6mm is the advised thickness. However, nothing wrong with 4mm if the subfloor allows. If the wooden subfloor is perfect you are only applying a plywood to cover up the floorboard joints and also to give a more stable base. Personally i will sand floorboards flat and use 4mm where i can. If the subfloor is a little rough then jump to 6mm. BUT with 6mm you have to be careful as it wont cope with cupped boards etc. Really you should be going to 9mm. As 'ozzy' suggested, you would be better using 4mm plywood if skimmimg over the top as the plywood will follow the contour of the subfloor better than 6mm (less voids) Its all down to what the subfloor needs. You the professional need to make the call on what subfloor prep you will do, its you that has to offer the guaranty.
I don't use 4mm for floor prep, there's not really much for the staple or screw to hold on to is there?
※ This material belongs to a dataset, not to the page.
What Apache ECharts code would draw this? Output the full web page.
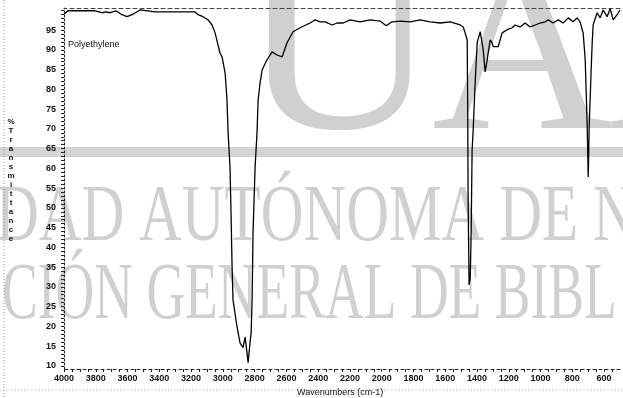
<!DOCTYPE html>
<html>
<head>
<meta charset="utf-8">
<script src="https://cdn.jsdelivr.net/npm/echarts@6/dist/echarts.min.js"></script>
<style>
html,body{margin:0;padding:0;background:#fff;}
#chart{width:623px;height:398px;}
</style>
</head>
<body>
<div id="chart"></div>
<script>
// Wavenumbers (cm-1) and % transmittance
const wavenumbers = [4000,3975,3899,3805,3761,3736,3710,3673,3635,3603,3572,3521,3427,3301,3175,3156,3125,3093,3068,3049,3018,3005,2986,2974,2967,2955,2948,2942,2936,2911,2892,2873,2860,2848,2841,2829,2822,2816,2810,2797,2785,2778,2766,2753,2722,2690,2659,2627,2596,2558,2514,2451,2419,2388,2356,2312,2281,2243,2199,2136,2073,2010,1972,1935,1884,1821,1758,1695,1632,1569,1506,1487,1475,1462,1459,1456,1450,1443,1437,1431,1425,1412,1399,1380,1368,1361,1349,1336,1330,1317,1305,1298,1267,1242,1235,1210,1179,1160,1129,1097,1066,1034,1003,971,952,921,889,858,826,795,770,751,738,732,719,707,700,694,681,675,669,644,625,606,581,562,543,518,500];
const transmittance = [99.0,99.9,99.9,99.9,99.4,99.6,99.4,99.9,98.9,98.4,98.9,100.1,99.6,99.6,99.6,98.9,98.4,97.6,96.3,94.3,89.2,88.2,84.2,77.3,69.0,60.4,47.7,35.1,26.7,19.9,15.8,14.6,17.3,13.3,10.8,15.8,18.4,26.7,43.7,60.4,69.0,77.3,81.6,84.9,87.5,89.5,88.7,88.2,91.8,94.6,95.6,96.8,97.6,97.1,97.1,96.3,96.8,96.8,97.6,97.1,97.6,97.3,96.1,97.1,97.3,97.1,97.6,97.1,96.8,97.1,96.3,95.8,94.3,92.5,77.3,52.0,30.5,31.8,43.7,64.7,69.0,81.6,91.8,94.6,94.3,90.0,84.4,87.5,89.2,92.5,91.8,90.8,90.8,94.3,94.6,95.1,95.6,96.3,95.8,96.8,95.8,96.3,96.8,97.1,97.6,96.8,97.6,96.8,98.1,97.1,98.1,97.1,95.1,94.3,87.5,71.5,57.8,70.5,85.7,91.8,96.3,99.4,98.1,100.1,98.4,100.4,97.6,98.9,100.1];
const xTickLabels = [4000,3800,3600,3400,3200,3000,2800,2600,2400,2200,2000,1800,1600,1400,1200,1000,800,600];
const yTickLabels = [10,15,20,25,30,35,40,45,50,55,60,65,70,75,80,85,90,95];
const sampleName = 'Polyethylene';
const xTitle = 'Wavenumbers (cm-1)';
const yTitle = '%Transmittance';

const xMinor = [];
for (let v = 4000; v >= 550; v -= 50) xMinor.push(v);
const yMinor = [];
for (let v = 10; v <= 100; v += 1) yMinor.push(v);

const chart = echarts.init(document.getElementById('chart'), null, {renderer: 'canvas'});
const wm = '#d0d0d0';
const lblFont = '"Liberation Sans Narrow","Liberation Sans",Arial,sans-serif';
chart.setOption({
  animation: false,
  backgroundColor: '#ffffff',
  grid: {left: 64, right: 3, top: 8, bottom: 29, containLabel: false},
  xAxis: [{
    type: 'value', inverse: true, min: 500, max: 4000, position: 'bottom',
    axisLine: {show: true, lineStyle: {color: '#222', width: 1, type: [3, 3]}},
    axisTick: {show: true, length: 3, customValues: xMinor, lineStyle: {color: '#222'}},
    axisLabel: {customValues: xTickLabels, formatter: v => String(v), margin: 5, fontSize: 9, fontWeight: 'bold', color: '#111', fontFamily: lblFont},
    splitLine: {show: false}
  }, {
    type: 'value', inverse: true, min: 500, max: 4000, position: 'top',
    axisLine: {show: true, lineStyle: {color: '#444', width: 1, type: [4, 3]}},
    axisTick: {show: false}, axisLabel: {show: false}, splitLine: {show: false}
  }],
  yAxis: {
    type: 'value', min: 9.2, max: 100.6,
    axisLine: {show: true, lineStyle: {color: '#222', width: 1, type: [2, 2]}},
    axisTick: {show: true, length: 3, customValues: yMinor, lineStyle: {color: '#222'}},
    axisLabel: {customValues: yTickLabels, formatter: v => String(v), margin: 8, fontSize: 9, fontWeight: 'bold', color: '#111', fontFamily: lblFont},
    splitLine: {show: false}
  },
  graphic: [
    {type: 'rect', silent: true, z: -5, shape: {x: 0, y: 147, width: 623, height: 10}, style: {fill: '#d4d4d4'}},
    {type: 'text', silent: true, z: -5, x: 240, y: -63, scaleX: 1.1, style: {text: 'U', font: '250px "Liberation Serif"', fill: wm}},
    {type: 'text', silent: true, z: -5, x: 432, y: -63, scaleX: 1.0, style: {text: 'A', font: '250px "Liberation Serif"', fill: wm}},
    {type: 'text', silent: true, z: -5, x: 604, y: -63, scaleX: 1.0, style: {text: 'N', font: '250px "Liberation Serif"', fill: wm}},
    {type: 'text', silent: true, z: -5, x: -4, y: 179, scaleX: 0.74, style: {text: 'DAD AUTÓNOMA DE N', font: '80px "Liberation Serif"', fill: wm}},
    {type: 'text', silent: true, z: -5, x: 2, y: 257, scaleX: 0.67, style: {text: 'CIÓN GENERAL DE BIBL', font: '80px "Liberation Serif"', fill: wm}},
    {type: 'line', silent: true, z: -4, shape: {x1: 4, y1: 0, x2: 4, y2: 398}, style: {stroke: '#999', lineWidth: 1, lineDash: [1, 2]}},
    {type: 'line', silent: true, z: -4, shape: {x1: 0, y1: 390, x2: 623, y2: 390}, style: {stroke: '#aaa', lineWidth: 1, lineDash: [1, 2]}},
    {type: 'text', silent: true, z: 5, x: 68, y: 40, style: {text: sampleName, font: '9px "Liberation Sans"', fill: '#111'}},
    {type: 'text', silent: true, z: 5, x: 297, y: 388, style: {text: xTitle, font: '9px "Liberation Sans"', fill: '#111'}},
    {type: 'text', silent: true, z: 5, x: 11, y: 117, style: {text: yTitle.split('').join('\n'), font: 'bold 8px "Liberation Sans"', lineHeight: 9, align: 'center', fill: '#111'}}
  ],
  series: [{
    type: 'line', xAxisIndex: 0, showSymbol: false, symbol: 'none',
    lineStyle: {color: '#000', width: 1.3},
    data: wavenumbers.map((w, i) => [w, transmittance[i]]),
    z: 3
  }]
});
</script>
</body>
</html>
depend on quality of plywood. With what is on the market at the moment then you are correct. Same goes for 6mm also. Dont be fooled that because the plywood is thicker that the pins holding wont end up trying to hold on to the same amount of material. Plywood should have equal thickness cores and should be made up of a suitable species of wood. (equal thickness hardwood cores are rocking horse poop at the moment) The plywood we are being supplied at moment tends to be of 3 core with a soft center species with what is nothing more than a 1mm veneer if your lucky. The pins are shooting all the way through and grabbing the last 1mm of hardwood. Like i say this is the same for both 4 and 6 mm. What should happen is the pin should only fire 1 mm in so you are left with another 3mm minimum of holding strength. Sadly with what is on the market at the moment the pins fire almost all the way through. Even with 6mm as the core is soft and thicker, the veneer so to speak is the same thickness as on 4mm so the holding power is around equal. To be fair it shouldn't be classed as plywood. We should call it softwood veneer.
I've been toying with the idea of running a chamfer on the edges of 9mm ply to almost replicate that of plasterboard, the theory being that feathering will bind better into the layers of the plywood and reduce any build up that then needs rubbed back. It should also reduce the amount of feather being used/wasted. I realise I am adding time/expense by running all these edges but have the kit at my disposal anyway. Any thoughts?
matt, this maybe a stupid question but why would you use 4mm and not 6mm if the thinner material is going to follow the undulations of the subfloor more. surely you then have more work to do/more feather finish to use when you try to level the floor.
I had a job about 34sq. a couple of weeks ago and laid 12mm ply to fill the gap under the skirtings after laminate had been lifted. I have to say the finished job had that little extra .....really flat looking and felt so solid underfoot.The problem is 12mm ply is just so much harder to handle and much messier to cut. I reckon it took at least 50% longer to fit as 6mm would have.
And the cost of it sandy, I used it a few weeks ago too, think it was about £19 a sheet. Not seen invoice yet.
Got told by another fitter/trainer that when he had his own firm that they as a rule when plying would if the floor was flat no cupped boards use 4mm ply then latex with 700 over the top, then jump up through the ply thicknesses depending on needs of the floor, but always skimmed completely over the top with 700 as sometimes with feather you can make out where the boards are over time with a load of natural light on it. With latexing they always put a DPM down first unless in a new build as your covering yourself incase anything ever happened or on that new extension in mrs jones kitchen where the new floor meets the original floor there is the potential for the builder to not add a dpm inbetween which could cause a failure which your liable. Ive followed suit on all my own jobs as a bag of renovation is half the cost of 700/feather as well, just sticks a little extra time on the job but does look better.